General algorithms need to perform well on all of these cases, treating them on a continuum.

**Scale-free solutions: **
This can be informed by the free energy principle of Karl Friston, which provides a scale-free description of the behavior of systems stemming from the causal partitioning properties of Markov blankets.
The problem can also be formalized by constructing a configuration space, for instance from dimensions of cost, resource, and quality, allowing for a legible analysis of trajectories and construction of optimization problems.

*Centering ethics and safety*

The trend in computing toward increasingly large and embedded systems also naturally poses foundational questions of ethics and safety, in particular surrounding the collection and use of data.

**Imperatives for ethical data use:**
This includes enforcing people’s rights over their own information, distributing the value which is created from data, and using data to maximize social welfare.
Some of the existing work includes the development of frameworks for standardizing privacy preservation in federated learning applications, to facilitate systematic adoption in practice.

**Autonomous systems:**
The discussion of autonomous systems considered the importance of balancing the trustworthiness of a system and the criticality of its task, a calculation which can determine the degree of autonomy the system should be granted.

**Safety in healthcare applications:**
We mean potentially multiple things by AI in healthcare: transparently automating doctors’ thought process; reproducing doctors’ analyses, but possibly with unknown, black-box logic; or finding novel relations in data to develop new treatments.
AI in healthcare affords a natural “Turing test”: for a given task, does the system perform indistinguishably from how a doctor performs, with equal accuracy or quality?
However, this test may not be satisfactory in the black-box case when a model lacks the explanatory power of a doctor, and AI-powered design of new treatments is considered of the same risk level as drug development.

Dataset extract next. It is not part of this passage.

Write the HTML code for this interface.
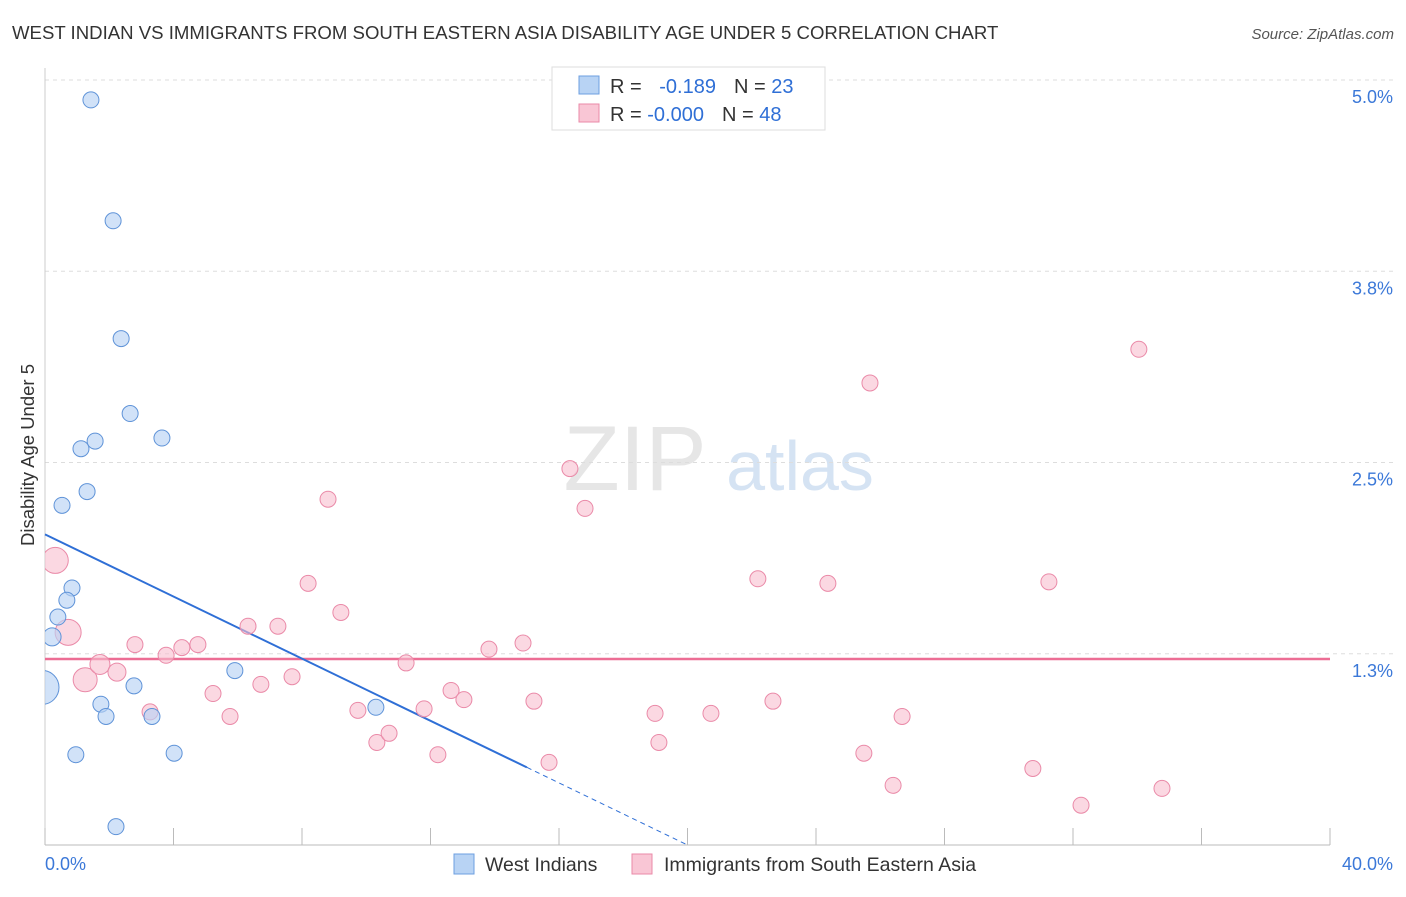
<!DOCTYPE html>
<html><head><meta charset="utf-8"><style>
body{margin:0;background:#fff;font-family:"Liberation Sans",sans-serif;}
svg text{font-family:"Liberation Sans",sans-serif;}
</style></head><body>
<svg id="chart" width="1406" height="892" xmlns="http://www.w3.org/2000/svg">
<defs><clipPath id="plotclip"><rect x="45" y="60" width="1360" height="800"/></clipPath></defs>
<text x="12" y="39" font-size="18.6" fill="#333">WEST INDIAN VS IMMIGRANTS FROM SOUTH EASTERN ASIA DISABILITY AGE UNDER 5 CORRELATION CHART</text>
<text x="1394" y="39" font-size="15" fill="#555" font-style="italic" text-anchor="end">Source: ZipAtlas.com</text>
<text x="34" y="455" font-size="18.5" fill="#333" text-anchor="middle" transform="rotate(-90 34 455)">Disability Age Under 5</text>
<g><text x="635" y="490" font-size="92" fill="#e6e6e6" font-family="Liberation Serif" text-anchor="middle">ZIP</text><text x="800" y="490" font-size="70" fill="#d5e3f3" text-anchor="middle">atlas</text></g>
<g id="grid"></g><g id="axes"></g><g id="lines"></g><g id="pts" clip-path="url(#plotclip)"></g>
<g>
<rect x="552" y="67" width="273" height="63" fill="#fff" stroke="#ddd"/>
<rect x="579" y="76" width="20" height="18" fill="#b8d3f4" stroke="#6d9fe0"/>
<rect x="579" y="104" width="20" height="18" fill="#f9c6d5" stroke="#ea8aa8"/>
<text x="610" y="93" font-size="20" fill="#333">R = <tspan fill="#2f6fd6" dx="12">-0.189</tspan><tspan fill="#333" dx="18">N = </tspan><tspan fill="#2f6fd6">23</tspan></text>
<text x="610" y="121" font-size="20" fill="#333">R = <tspan fill="#2f6fd6">-0.000</tspan><tspan fill="#333" dx="18">N = </tspan><tspan fill="#2f6fd6">48</tspan></text>
</g>
<g>
<rect x="454" y="854" width="20" height="20" fill="#b8d3f4" stroke="#6d9fe0"/>
<text x="485" y="871" font-size="19.5" fill="#333">West Indians</text>
<rect x="632" y="854" width="20" height="20" fill="#f9c6d5" stroke="#ea8aa8"/>
<text x="664" y="871" font-size="19.5" fill="#333">Immigrants from South Eastern Asia</text>
</g>
</svg>
<script>
const blueX=[1.43,2.12,2.37,2.65,3.64,1.56,1.12,1.31,0.53,0.84,0.68,0.40,0.22,0.0,2.77,5.91,1.74,1.90,3.33,10.30,0.96,4.02,2.21];
const blueY=[4.87,4.08,3.31,2.82,2.66,2.64,2.59,2.31,2.22,1.68,1.60,1.49,1.36,1.03,1.04,1.14,0.92,0.84,0.84,0.90,0.59,0.60,0.12];
const blueR=[8,8,8,8,8,8,8,8,8,8,8,8,9,17,8,8,8,8,8,8,8,8,8];
const pinkX=[0.32,0.72,1.25,1.71,2.24,2.80,3.27,3.77,4.26,4.76,5.23,5.76,6.32,6.72,7.25,7.69,8.19,8.81,9.21,9.74,10.33,10.71,11.24,11.80,12.23,12.64,13.04,13.82,14.88,15.22,15.69,16.34,16.81,18.99,19.11,20.73,22.19,22.66,24.37,25.49,25.68,26.40,26.68,30.75,31.25,32.25,34.05,34.77];
const pinkY=[1.86,1.39,1.08,1.18,1.13,1.31,0.87,1.24,1.29,1.31,0.99,0.84,1.43,1.05,1.43,1.10,1.71,2.26,1.52,0.88,0.67,0.73,1.19,0.89,0.59,1.01,0.95,1.28,1.32,0.94,0.54,2.46,2.20,0.86,0.67,0.86,1.74,0.94,1.71,0.60,3.02,0.39,0.84,0.50,1.72,0.26,3.24,0.37];
const pinkR=[13,13,12,10,9,8,8,8,8,8,8,8,8,8,8,8,8,8,8,8,8,8,8,8,8,8,8,8,8,8,8,8,8,8,8,8,8,8,8,8,8,8,8,8,8,8,8,8];
const yTicks=[5.0,3.75,2.5,1.25];
const yTickLabels=["5.0%","3.8%","2.5%","1.3%"];
const blueTrend=[2.03,-0.1015];
const pinkTrend=[1.216];
const NS="http://www.w3.org/2000/svg";
const sx=v=>45+v*(1285/40), sy=v=>80+(5-v)*153;
function mk(t,a,p){const e=document.createElementNS(NS,t);for(const k in a)e.setAttribute(k,a[k]);p.appendChild(e);return e;}
const grid=document.getElementById('grid'),axes=document.getElementById('axes'),lines=document.getElementById('lines'),pts=document.getElementById('pts');
yTicks.forEach((t,i)=>{
 const g=mk('line',{x1:45,x2:1393,y1:sy(t),y2:sy(t),stroke:'#ddd','stroke-dasharray':'4,4'},grid);
 
 
 const tx=mk('text',{x:1393,y:sy(t)+23,'font-size':18,fill:'#3b78d8','text-anchor':'end'},axes);
 tx.textContent=yTickLabels[i];
 
 
});
const ax=mk('line',{x1:45,x2:1330,y1:845,y2:845,stroke:'#bbb'},axes);


const ay=mk('line',{x1:45,x2:45,y1:68,y2:845,stroke:'#ccc'},axes);


for(let i=0;i<=10;i++){const t=mk('line',{x1:sx(i*4),x2:sx(i*4),y1:828,y2:845,stroke:'#bbb'},axes);
 
 }
[[0,"0.0%","start",45],[40,"40.0%","end",1393]].forEach(d=>{const t=mk('text',{x:d[3],y:870,'font-size':18,fill:'#3b78d8','text-anchor':d[2]},axes);t.textContent=d[1];
 
 });
const pl=mk('line',{x1:sx(0),x2:sx(40),y1:sy(pinkTrend[0]),y2:sy(pinkTrend[0]),stroke:'#ec6d94','stroke-width':2.5},lines);


const bl=v=>blueTrend[0]+blueTrend[1]*v;
const b1=mk('line',{x1:sx(0),y1:sy(bl(0)),x2:sx(15),y2:sy(bl(15)),stroke:'#2f6fd6','stroke-width':2},lines);


const b2=mk('line',{x1:sx(15),y1:sy(bl(15)),x2:sx(20),y2:sy(bl(20)),stroke:'#2f6fd6','stroke-width':1,'stroke-dasharray':'5,4'},lines);


pinkX.forEach((x,i)=>{const c=mk('circle',{cx:sx(x),cy:sy(pinkY[i]),r:pinkR[i],fill:'rgba(248,190,207,0.6)',stroke:'#ea8aa8','stroke-width':1},pts);
 
 });
blueX.forEach((x,i)=>{const c=mk('circle',{cx:sx(x)-(i==13?3:0),cy:sy(blueY[i]),r:blueR[i],fill:'rgba(184,211,244,0.65)',stroke:'#5f93d8','stroke-width':1},pts);
 
 });
</script>
</body></html>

**Takeaways for AI in healthcare**

Many learning problems are not totally unstructured and mysterious; this is particularly true in imaging and medical applications and we can use it to our advantage. Considering the additional importance in healthcare of interpretable models and decision-making, it is also of interest to develop models where the “black-box” components are restricted to points where they are essential in providing a performance advantage. The use of a model-based learning approach is promising in its potential to deliver models with both high performance and improved explainability.

Distributed computing is heavily implicated in healthcare data; health data in particular tends to be distributed in many small, heterogeneous sets, making the aggregation of data from multiple sources particularly appealing. It is also an area where the use of edge devices for patient monitoring and treatment could have a great impact. At the same time, healthcare is an area where it is essential to weigh the trustworthiness of a system with the criticality of the task it fulfills, and to contemplate the ethics of AI, which takes on a heightened importance when the data in question pertains to people’s health. The development of reliable, privacy-preserving models is critical, and as new frameworks and standards are built, health applications must be at the lead in adoption.